___ Data section ___

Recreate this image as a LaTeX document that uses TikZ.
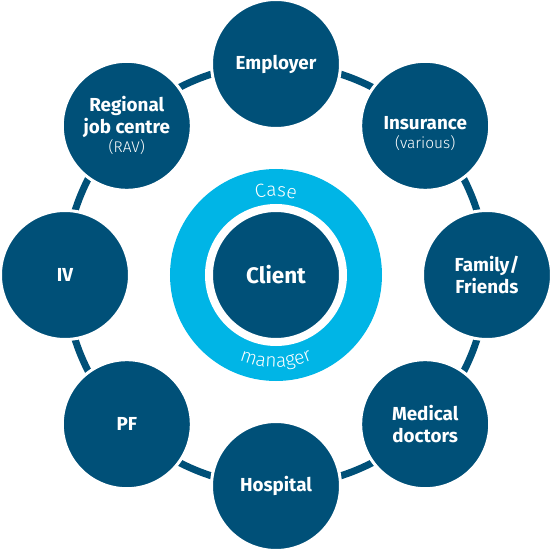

___
___ Data section ___

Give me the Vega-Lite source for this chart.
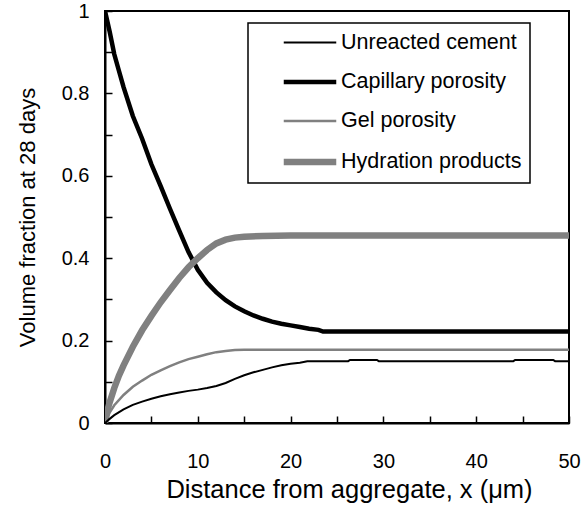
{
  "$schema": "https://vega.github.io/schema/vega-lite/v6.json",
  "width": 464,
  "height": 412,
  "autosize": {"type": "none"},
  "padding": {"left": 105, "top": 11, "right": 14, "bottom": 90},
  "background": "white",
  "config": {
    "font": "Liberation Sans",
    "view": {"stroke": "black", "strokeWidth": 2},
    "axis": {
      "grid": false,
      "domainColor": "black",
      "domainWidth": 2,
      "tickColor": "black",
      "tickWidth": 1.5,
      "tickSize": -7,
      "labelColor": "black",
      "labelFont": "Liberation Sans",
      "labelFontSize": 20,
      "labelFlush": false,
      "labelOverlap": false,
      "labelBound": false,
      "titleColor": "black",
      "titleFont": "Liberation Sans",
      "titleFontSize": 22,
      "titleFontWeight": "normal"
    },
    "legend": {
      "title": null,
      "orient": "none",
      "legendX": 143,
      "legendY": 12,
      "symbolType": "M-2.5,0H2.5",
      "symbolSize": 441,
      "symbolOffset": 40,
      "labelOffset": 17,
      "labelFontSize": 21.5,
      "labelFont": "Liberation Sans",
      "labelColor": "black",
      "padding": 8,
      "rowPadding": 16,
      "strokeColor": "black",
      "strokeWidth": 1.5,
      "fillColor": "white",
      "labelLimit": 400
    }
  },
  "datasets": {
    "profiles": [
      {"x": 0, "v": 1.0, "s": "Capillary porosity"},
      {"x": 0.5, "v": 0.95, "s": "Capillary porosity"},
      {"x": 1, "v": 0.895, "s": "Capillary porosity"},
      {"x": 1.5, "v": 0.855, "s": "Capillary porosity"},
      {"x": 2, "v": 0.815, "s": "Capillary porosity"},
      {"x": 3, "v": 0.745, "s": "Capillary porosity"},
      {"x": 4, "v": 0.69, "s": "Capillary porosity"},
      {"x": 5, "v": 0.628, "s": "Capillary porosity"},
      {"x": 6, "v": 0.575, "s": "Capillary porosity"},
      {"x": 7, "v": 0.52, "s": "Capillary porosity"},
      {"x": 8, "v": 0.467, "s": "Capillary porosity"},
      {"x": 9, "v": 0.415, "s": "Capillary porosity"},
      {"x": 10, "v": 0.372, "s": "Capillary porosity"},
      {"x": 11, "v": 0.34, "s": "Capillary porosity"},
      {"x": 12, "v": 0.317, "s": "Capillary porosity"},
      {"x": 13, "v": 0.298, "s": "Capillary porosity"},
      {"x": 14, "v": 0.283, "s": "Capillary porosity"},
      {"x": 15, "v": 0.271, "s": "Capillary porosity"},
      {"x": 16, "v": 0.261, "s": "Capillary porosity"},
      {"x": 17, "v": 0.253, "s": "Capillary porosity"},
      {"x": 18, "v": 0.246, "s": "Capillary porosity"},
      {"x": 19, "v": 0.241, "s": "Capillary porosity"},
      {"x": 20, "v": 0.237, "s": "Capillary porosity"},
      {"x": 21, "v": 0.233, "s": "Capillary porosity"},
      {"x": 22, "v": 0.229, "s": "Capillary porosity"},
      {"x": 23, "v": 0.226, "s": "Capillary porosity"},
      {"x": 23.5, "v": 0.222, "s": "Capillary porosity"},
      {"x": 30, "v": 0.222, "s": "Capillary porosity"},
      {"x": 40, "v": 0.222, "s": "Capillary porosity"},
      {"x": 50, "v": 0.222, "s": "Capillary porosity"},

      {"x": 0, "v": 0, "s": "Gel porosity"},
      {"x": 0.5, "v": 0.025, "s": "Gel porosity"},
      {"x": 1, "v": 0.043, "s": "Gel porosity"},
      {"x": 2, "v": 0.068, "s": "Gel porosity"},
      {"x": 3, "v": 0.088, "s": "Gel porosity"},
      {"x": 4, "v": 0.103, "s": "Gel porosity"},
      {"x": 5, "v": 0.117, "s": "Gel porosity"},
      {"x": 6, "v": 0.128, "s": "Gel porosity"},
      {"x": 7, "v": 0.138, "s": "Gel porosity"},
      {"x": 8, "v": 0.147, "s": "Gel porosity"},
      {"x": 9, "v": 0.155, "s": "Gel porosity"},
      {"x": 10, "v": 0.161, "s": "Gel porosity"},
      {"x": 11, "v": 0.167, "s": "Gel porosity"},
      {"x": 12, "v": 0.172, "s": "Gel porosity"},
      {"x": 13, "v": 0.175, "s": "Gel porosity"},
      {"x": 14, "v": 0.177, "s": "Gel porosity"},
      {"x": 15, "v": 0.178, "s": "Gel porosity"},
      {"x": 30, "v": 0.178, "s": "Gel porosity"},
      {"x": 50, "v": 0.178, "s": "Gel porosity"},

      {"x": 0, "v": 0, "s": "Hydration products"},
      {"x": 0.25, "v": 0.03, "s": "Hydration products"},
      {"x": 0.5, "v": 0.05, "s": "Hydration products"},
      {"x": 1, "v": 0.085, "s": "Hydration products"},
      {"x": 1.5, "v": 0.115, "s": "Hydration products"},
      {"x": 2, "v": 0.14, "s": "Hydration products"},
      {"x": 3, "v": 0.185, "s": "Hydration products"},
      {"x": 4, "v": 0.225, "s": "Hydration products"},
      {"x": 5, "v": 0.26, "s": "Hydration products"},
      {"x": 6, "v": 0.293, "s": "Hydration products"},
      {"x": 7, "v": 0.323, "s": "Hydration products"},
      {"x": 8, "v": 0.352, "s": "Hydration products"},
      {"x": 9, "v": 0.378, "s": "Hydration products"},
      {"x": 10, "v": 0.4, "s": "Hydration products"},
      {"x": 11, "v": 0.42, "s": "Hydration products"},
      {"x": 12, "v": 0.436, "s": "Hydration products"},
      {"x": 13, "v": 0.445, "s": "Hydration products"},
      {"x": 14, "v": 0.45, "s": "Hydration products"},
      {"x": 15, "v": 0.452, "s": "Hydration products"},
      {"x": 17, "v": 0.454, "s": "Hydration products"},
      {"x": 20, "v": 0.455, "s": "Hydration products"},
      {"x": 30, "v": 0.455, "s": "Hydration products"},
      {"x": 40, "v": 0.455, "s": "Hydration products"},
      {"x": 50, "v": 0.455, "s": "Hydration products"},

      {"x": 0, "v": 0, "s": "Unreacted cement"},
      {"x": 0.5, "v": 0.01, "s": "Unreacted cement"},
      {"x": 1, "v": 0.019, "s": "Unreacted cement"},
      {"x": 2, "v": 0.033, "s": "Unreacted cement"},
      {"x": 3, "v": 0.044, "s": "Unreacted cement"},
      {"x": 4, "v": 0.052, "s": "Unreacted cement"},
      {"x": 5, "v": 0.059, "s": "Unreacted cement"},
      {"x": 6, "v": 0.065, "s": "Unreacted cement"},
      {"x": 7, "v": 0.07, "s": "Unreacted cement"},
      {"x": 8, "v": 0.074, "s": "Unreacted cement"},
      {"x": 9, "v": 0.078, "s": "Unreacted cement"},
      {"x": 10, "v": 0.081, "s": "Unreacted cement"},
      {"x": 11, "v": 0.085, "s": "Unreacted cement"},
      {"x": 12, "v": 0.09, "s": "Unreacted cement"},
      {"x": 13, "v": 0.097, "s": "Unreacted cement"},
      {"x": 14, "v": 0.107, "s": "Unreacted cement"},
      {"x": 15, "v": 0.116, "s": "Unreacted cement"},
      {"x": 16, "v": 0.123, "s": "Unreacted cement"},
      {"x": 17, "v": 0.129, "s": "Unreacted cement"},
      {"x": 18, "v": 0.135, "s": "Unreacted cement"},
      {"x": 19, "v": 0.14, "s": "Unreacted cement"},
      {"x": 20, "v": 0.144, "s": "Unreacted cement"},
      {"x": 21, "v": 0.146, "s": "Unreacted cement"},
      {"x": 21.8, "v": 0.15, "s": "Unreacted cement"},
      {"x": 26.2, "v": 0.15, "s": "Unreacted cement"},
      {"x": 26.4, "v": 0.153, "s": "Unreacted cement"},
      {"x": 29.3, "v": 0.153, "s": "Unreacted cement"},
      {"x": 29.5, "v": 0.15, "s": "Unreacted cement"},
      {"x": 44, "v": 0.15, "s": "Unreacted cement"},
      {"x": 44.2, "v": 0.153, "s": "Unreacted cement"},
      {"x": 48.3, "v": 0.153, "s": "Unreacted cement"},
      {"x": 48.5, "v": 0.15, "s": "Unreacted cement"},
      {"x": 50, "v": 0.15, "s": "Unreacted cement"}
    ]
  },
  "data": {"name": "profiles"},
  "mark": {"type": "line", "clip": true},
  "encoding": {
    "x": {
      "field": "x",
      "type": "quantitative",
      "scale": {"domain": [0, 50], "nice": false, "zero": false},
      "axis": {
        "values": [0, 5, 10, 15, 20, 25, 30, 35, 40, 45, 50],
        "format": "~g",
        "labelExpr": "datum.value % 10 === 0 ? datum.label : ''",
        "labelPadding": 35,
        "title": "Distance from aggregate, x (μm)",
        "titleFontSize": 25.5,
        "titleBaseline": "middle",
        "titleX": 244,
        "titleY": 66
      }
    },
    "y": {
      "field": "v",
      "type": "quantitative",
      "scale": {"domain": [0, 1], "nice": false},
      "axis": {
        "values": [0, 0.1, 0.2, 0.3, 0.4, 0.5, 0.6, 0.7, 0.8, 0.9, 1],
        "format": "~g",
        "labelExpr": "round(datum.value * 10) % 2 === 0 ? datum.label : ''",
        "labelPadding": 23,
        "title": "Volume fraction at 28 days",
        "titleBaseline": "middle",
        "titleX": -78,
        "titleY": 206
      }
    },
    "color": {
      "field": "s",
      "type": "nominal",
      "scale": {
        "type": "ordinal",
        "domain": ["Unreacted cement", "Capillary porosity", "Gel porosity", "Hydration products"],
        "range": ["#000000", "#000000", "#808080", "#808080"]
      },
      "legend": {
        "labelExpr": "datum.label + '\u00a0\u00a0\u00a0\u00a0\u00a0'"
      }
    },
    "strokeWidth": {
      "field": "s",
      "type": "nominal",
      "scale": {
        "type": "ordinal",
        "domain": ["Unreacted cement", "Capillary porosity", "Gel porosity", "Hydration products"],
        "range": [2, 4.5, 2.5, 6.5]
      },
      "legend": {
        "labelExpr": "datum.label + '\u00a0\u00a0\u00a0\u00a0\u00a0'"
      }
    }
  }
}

___

To do:
Which lines include the word "this"? List them all.

Reply to the task:
Recreate this image as a LaTeX document that uses TikZ.
Give me the Vega-Lite source for this chart.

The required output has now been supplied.